# [STATED GOAL]
Copy exactly the lines from the beginning of the data down to and including the line holding "0.59, 0.6, 0.7]", without any pictures.

-- Start DATASET CONTENT --

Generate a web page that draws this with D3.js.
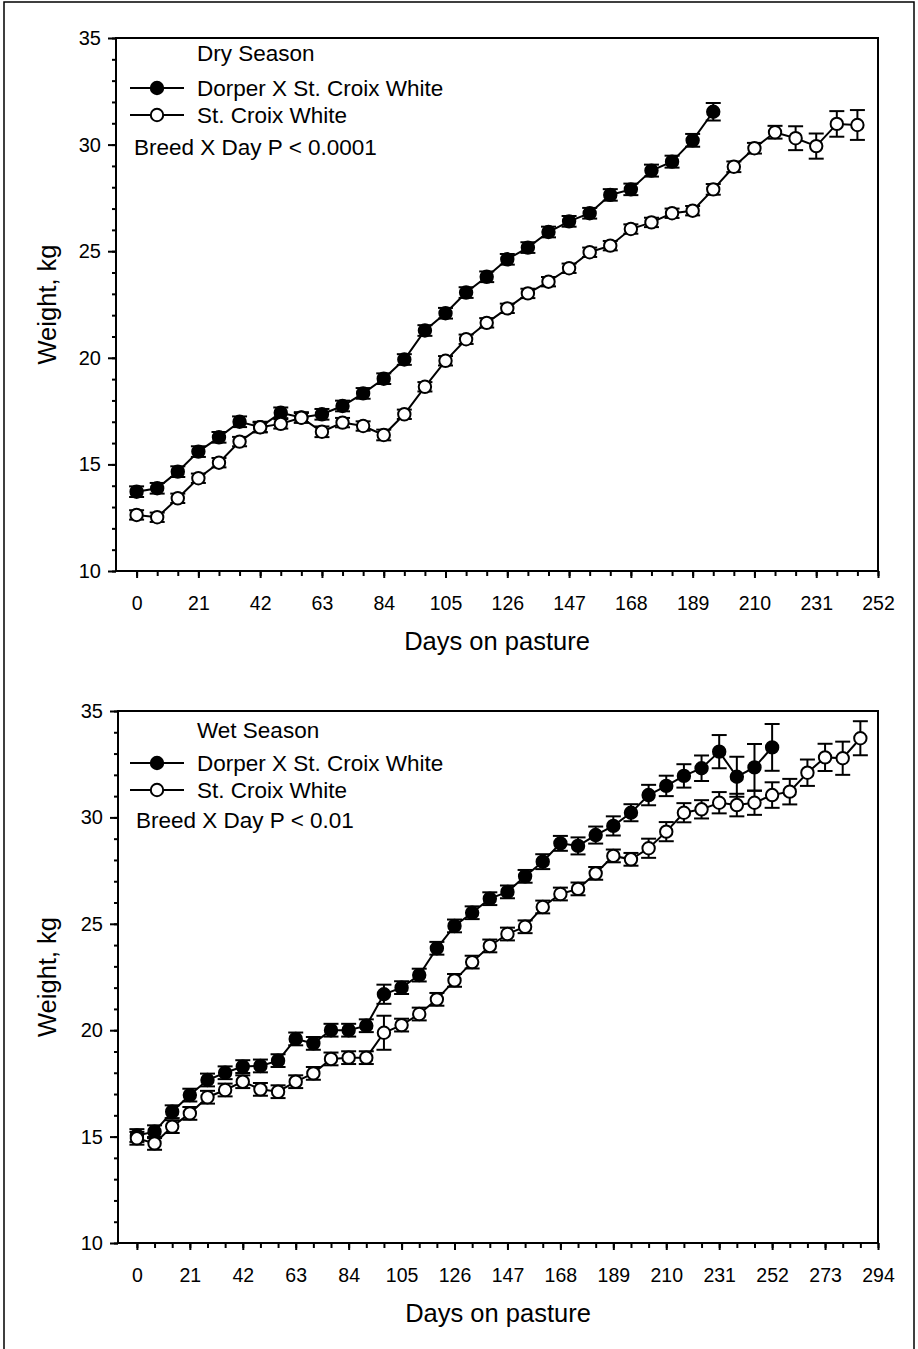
<!DOCTYPE html>
<html>
<head>
<meta charset="utf-8">
<script src="https://cdn.jsdelivr.net/npm/d3@7"></script>
<style>
body { margin: 0; background: #fff; }
text { font-family: "Liberation Sans", Arial, sans-serif; fill: #000; }
</style>
</head>
<body>
<script>
// Dry season
const dryDaysCross = [0, 7, 14, 21, 28, 35, 42, 49, 56, 63, 70, 77, 84, 91, 98, 105, 112, 119, 126, 133, 140, 147, 154, 161, 168, 175, 182, 189, 196]
const dryCross = [13.72, 13.88, 14.66, 15.6, 16.27, 17.0, 16.75, 17.42, 17.2, 17.35, 17.74, 18.33, 19.02, 19.92, 21.28, 22.09, 23.06, 23.8, 24.62, 25.17, 25.9, 26.4, 26.78, 27.64, 27.9, 28.78, 29.2, 30.2, 31.54]
const dryCrossSe = [0.25, 0.25, 0.25, 0.25, 0.25, 0.25, 0.25, 0.25, 0.25, 0.25, 0.25, 0.25, 0.25, 0.25, 0.25, 0.25, 0.25, 0.25, 0.25, 0.25, 0.25, 0.25, 0.25, 0.27, 0.27, 0.28, 0.28, 0.3, 0.41]

const dryDaysSCW = [0, 7, 14, 21, 28, 35, 42, 49, 56, 63, 70, 77, 84, 91, 98, 105, 112, 119, 126, 133, 140, 147, 154, 161, 168, 175, 182, 189, 196, 203, 210, 217, 224, 231, 238, 245]
const drySCW = [12.63, 12.52, 13.41, 14.35, 15.08, 16.07, 16.74, 16.9, 17.19, 16.53, 16.96, 16.8, 16.38, 17.35, 18.64, 19.86, 20.87, 21.64, 22.32, 23.02, 23.57, 24.2, 24.95, 25.26, 26.04, 26.35, 26.78, 26.9, 27.9, 28.96, 29.83, 30.58, 30.3, 29.93, 30.97, 30.92]
const drySCWSe = [0.22, 0.22, 0.22, 0.22, 0.22, 0.22, 0.22, 0.22, 0.22, 0.25, 0.22, 0.22, 0.25, 0.22, 0.22, 0.22, 0.22, 0.22, 0.22, 0.22, 0.22, 0.22, 0.22, 0.22, 0.22, 0.22, 0.22, 0.22, 0.25, 0.25, 0.25, 0.3, 0.56, 0.59, 0.6, 0.7]

// Wet season
const wetDaysCross = [0, 7, 14, 21, 28, 35, 42, 49, 56, 63, 70, 77, 84, 91, 98, 105, 112, 119, 126, 133, 140, 147, 154, 161, 168, 175, 182, 189, 196, 203, 210, 217, 224, 231, 238, 245, 252]
const wetCross = [15.05, 15.23, 16.17, 16.95, 17.66, 18.0, 18.29, 18.32, 18.57, 19.59, 19.38, 20.0, 20.0, 20.21, 21.69, 22.0, 22.59, 23.85, 24.9, 25.52, 26.18, 26.5, 27.23, 27.92, 28.78, 28.66, 29.17, 29.6, 30.22, 31.05, 31.48, 31.95, 32.31, 33.09, 31.91, 32.35, 33.29]
const wetCrossSe = [0.3, 0.3, 0.3, 0.3, 0.3, 0.3, 0.3, 0.3, 0.3, 0.3, 0.3, 0.3, 0.3, 0.3, 0.45, 0.3, 0.3, 0.3, 0.3, 0.3, 0.3, 0.3, 0.3, 0.35, 0.35, 0.4, 0.4, 0.45, 0.4, 0.48, 0.48, 0.55, 0.6, 0.78, 0.94, 1.1, 1.1]

const wetDaysSCW = [0, 7, 14, 21, 28, 35, 42, 49, 56, 63, 70, 77, 84, 91, 98, 105, 112, 119, 126, 133, 140, 147, 154, 161, 168, 175, 182, 189, 196, 203, 210, 217, 224, 231, 238, 245, 252, 259, 266, 273, 280, 287]
const wetSCW = [14.92, 14.68, 15.47, 16.09, 16.85, 17.19, 17.58, 17.22, 17.11, 17.58, 17.97, 18.65, 18.71, 18.71, 19.88, 20.24, 20.76, 21.45, 22.34, 23.2, 23.96, 24.52, 24.86, 25.79, 26.4, 26.64, 27.37, 28.19, 28.03, 28.55, 29.33, 30.22, 30.38, 30.69, 30.58, 30.69, 31.05, 31.21, 32.1, 32.82, 32.78, 33.72]
const wetSCWSe = [0.3, 0.3, 0.3, 0.3, 0.3, 0.3, 0.3, 0.3, 0.3, 0.3, 0.3, 0.3, 0.3, 0.3, 0.8, 0.3, 0.3, 0.3, 0.3, 0.3, 0.3, 0.3, 0.3, 0.3, 0.3, 0.3, 0.3, 0.3, 0.3, 0.45, 0.45, 0.45, 0.43, 0.5, 0.53, 0.57, 0.6, 0.6, 0.62, 0.64, 0.78, 0.8]

const yTicks = [10, 15, 20, 25, 30, 35]
const dryXTicks = [0, 21, 42, 63, 84, 105, 126, 147, 168, 189, 210, 231, 252]
const wetXTicks = [0, 21, 42, 63, 84, 105, 126, 147, 168, 189, 210, 231, 252, 273, 294]

const legendNames = ["Dorper X St. Croix White", "St. Croix White"]

const panels = [
    {
        title: "Dry Season", stat: "Breed X Day P < 0.0001",
        left: 116, right: 878, top: 38, bottom: 571, xmin: -7, xmax: 252,
        xTicks: dryXTicks,
        series: [
            { days: dryDaysCross, w: dryCross, se: dryCrossSe, fill: "#000" },
            { days: dryDaysSCW, w: drySCW, se: drySCWSe, fill: "#fff" }
        ],
        leg: { title: 61, rows: [88, 115], stat: 155, lx: 134 }
    },
    {
        title: "Wet Season", stat: "Breed X Day P < 0.01",
        left: 118, right: 878, top: 711, bottom: 1243, xmin: -7.5, xmax: 294,
        xTicks: wetXTicks,
        series: [
            { days: wetDaysCross, w: wetCross, se: wetCrossSe, fill: "#000" },
            { days: wetDaysSCW, w: wetSCW, se: wetSCWSe, fill: "#fff" }
        ],
        leg: { title: 738, rows: [763, 790], stat: 828, lx: 136 }
    }
]

const svg = d3.select("body")
    .append("svg")
    .attr("width", 918)
    .attr("height", 1349)

// outer frame
svg.append("rect")
    .attr("x", 4).attr("y", 2)
    .attr("width", 910).attr("height", 1360)
    .attr("fill", "none")
    .attr("stroke", "#000")
    .attr("stroke-width", 1.5)

panels.forEach(p => {
    const x = d3.scaleLinear().domain([p.xmin, p.xmax]).range([p.left, p.right])
    const y = d3.scaleLinear().domain([10, 35]).range([p.bottom, p.top])
    const g = svg.append("g")

    // plot box
    g.append("rect")
        .attr("x", p.left).attr("y", p.top)
        .attr("width", p.right - p.left).attr("height", p.bottom - p.top)
        .attr("fill", "none").attr("stroke", "#000").attr("stroke-width", 2)

    // y axis, minor then major
    const yMinor = d3.range(10, 35.5, 1)
    g.append("g")
        .attr("transform", "translate(" + p.left + ",0)")
        .call(d3.axisLeft(y).tickValues(yMinor).tickSize(4).tickFormat(""))
        .call(a => a.select(".domain").remove())
        .selectAll("line").attr("stroke-width", 2)
    const ya = g.append("g")
        .attr("transform", "translate(" + p.left + ",0)")
        .call(d3.axisLeft(y).tickValues(yTicks).tickSize(8).tickPadding(7))
    ya.select(".domain").remove()
    ya.selectAll("line").attr("stroke-width", 2)
    ya.selectAll("text").style("font-size", "20px").attr("fill", "#000")

    // x axis, minor then major
    const xMinor = d3.range(0, p.xmax + 1, 7)
    g.append("g")
        .attr("transform", "translate(0," + p.bottom + ")")
        .call(d3.axisBottom(x).tickValues(xMinor).tickSize(5).tickFormat(""))
        .call(a => a.select(".domain").remove())
        .selectAll("line").attr("stroke-width", 2)
    const xa = g.append("g")
        .attr("transform", "translate(0," + p.bottom + ")")
        .call(d3.axisBottom(x).tickValues(p.xTicks).tickSize(7).tickPadding(18))
    xa.select(".domain").remove()
    xa.selectAll("line").attr("stroke-width", 2)
    xa.selectAll("text").style("font-size", "19.5px").attr("fill", "#000")

    // axis titles
    g.append("text")
        .attr("transform", "translate(56," + (p.top + p.bottom) / 2 + ") rotate(-90)")
        .attr("text-anchor", "middle")
        .style("font-size", "25.5px")
        .text("Weight, kg")
    g.append("text")
        .attr("x", (p.left + p.right) / 2)
        .attr("y", p.bottom + 79)
        .attr("text-anchor", "middle")
        .style("font-size", "25.5px")
        .text("Days on pasture")

    const line = d3.line().x(d => x(d.day)).y(d => y(d.w))

    p.series.forEach(s => {
        const pts = s.days.map((d, i) => ({ day: d, w: s.w[i], se: s.se[i] }))
        const sg = g.append("g")
        sg.append("path")
            .datum(pts)
            .attr("fill", "none")
            .attr("stroke", "#000")
            .attr("stroke-width", 2)
            .attr("d", line)
        const eb = sg.selectAll(".eb").data(pts).enter().append("g")
            .attr("stroke", "#000").attr("stroke-width", 2)
        eb.append("line")
            .attr("x1", d => x(d.day)).attr("x2", d => x(d.day))
            .attr("y1", d => y(d.w - d.se)).attr("y2", d => y(d.w + d.se))
        eb.append("line")
            .attr("x1", d => x(d.day) - 7.5).attr("x2", d => x(d.day) + 7.5)
            .attr("y1", d => y(d.w + d.se)).attr("y2", d => y(d.w + d.se))
        eb.append("line")
            .attr("x1", d => x(d.day) - 7.5).attr("x2", d => x(d.day) + 7.5)
            .attr("y1", d => y(d.w - d.se)).attr("y2", d => y(d.w - d.se))
        sg.selectAll("circle").data(pts).enter().append("circle")
            .attr("cx", d => x(d.day))
            .attr("cy", d => y(d.w))
            .attr("r", 6.2)
            .attr("fill", s.fill)
            .attr("stroke", "#000")
            .attr("stroke-width", 2)
    })

    // legend
    g.append("text")
        .attr("x", 197).attr("y", p.leg.title)
        .style("font-size", "22.5px")
        .text(p.title)
    p.series.forEach((s, i) => {
        const ly = p.leg.rows[i]
        g.append("line")
            .attr("x1", 130).attr("x2", 184)
            .attr("y1", ly).attr("y2", ly)
            .attr("stroke", "#000").attr("stroke-width", 2)
        g.append("circle")
            .attr("cx", 157).attr("cy", ly).attr("r", 6.2)
            .attr("fill", s.fill).attr("stroke", "#000").attr("stroke-width", 2)
        g.append("text")
            .attr("x", 197).attr("y", ly + 7.5)
            .style("font-size", "22.5px")
            .text(legendNames[i])
    })
    g.append("text")
        .attr("x", p.leg.lx).attr("y", p.leg.stat)
        .style("font-size", "22.5px")
        .text(p.stat)
})
</script>
</body>
</html>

-- End DATASET CONTENT --

# [FINISHED EXERCISE]
Generate a web page that draws this with D3.js.
<!DOCTYPE html>
<html>
<head>
<meta charset="utf-8">
<script src="https://cdn.jsdelivr.net/npm/d3@7"></script>
<style>
body { margin: 0; background: #fff; }
text { font-family: "Liberation Sans", Arial, sans-serif; fill: #000; }
</style>
</head>
<body>
<script>
// Dry season
const dryDaysCross = [0, 7, 14, 21, 28, 35, 42, 49, 56, 63, 70, 77, 84, 91, 98, 105, 112, 119, 126, 133, 140, 147, 154, 161, 168, 175, 182, 189, 196]
const dryCross = [13.72, 13.88, 14.66, 15.6, 16.27, 17.0, 16.75, 17.42, 17.2, 17.35, 17.74, 18.33, 19.02, 19.92, 21.28, 22.09, 23.06, 23.8, 24.62, 25.17, 25.9, 26.4, 26.78, 27.64, 27.9, 28.78, 29.2, 30.2, 31.54]
const dryCrossSe = [0.25, 0.25, 0.25, 0.25, 0.25, 0.25, 0.25, 0.25, 0.25, 0.25, 0.25, 0.25, 0.25, 0.25, 0.25, 0.25, 0.25, 0.25, 0.25, 0.25, 0.25, 0.25, 0.25, 0.27, 0.27, 0.28, 0.28, 0.3, 0.41]

const dryDaysSCW = [0, 7, 14, 21, 28, 35, 42, 49, 56, 63, 70, 77, 84, 91, 98, 105, 112, 119, 126, 133, 140, 147, 154, 161, 168, 175, 182, 189, 196, 203, 210, 217, 224, 231, 238, 245]
const drySCW = [12.63, 12.52, 13.41, 14.35, 15.08, 16.07, 16.74, 16.9, 17.19, 16.53, 16.96, 16.8, 16.38, 17.35, 18.64, 19.86, 20.87, 21.64, 22.32, 23.02, 23.57, 24.2, 24.95, 25.26, 26.04, 26.35, 26.78, 26.9, 27.9, 28.96, 29.83, 30.58, 30.3, 29.93, 30.97, 30.92]
const drySCWSe = [0.22, 0.22, 0.22, 0.22, 0.22, 0.22, 0.22, 0.22, 0.22, 0.25, 0.22, 0.22, 0.25, 0.22, 0.22, 0.22, 0.22, 0.22, 0.22, 0.22, 0.22, 0.22, 0.22, 0.22, 0.22, 0.22, 0.22, 0.22, 0.25, 0.25, 0.25, 0.3, 0.56, 0.59, 0.6, 0.7]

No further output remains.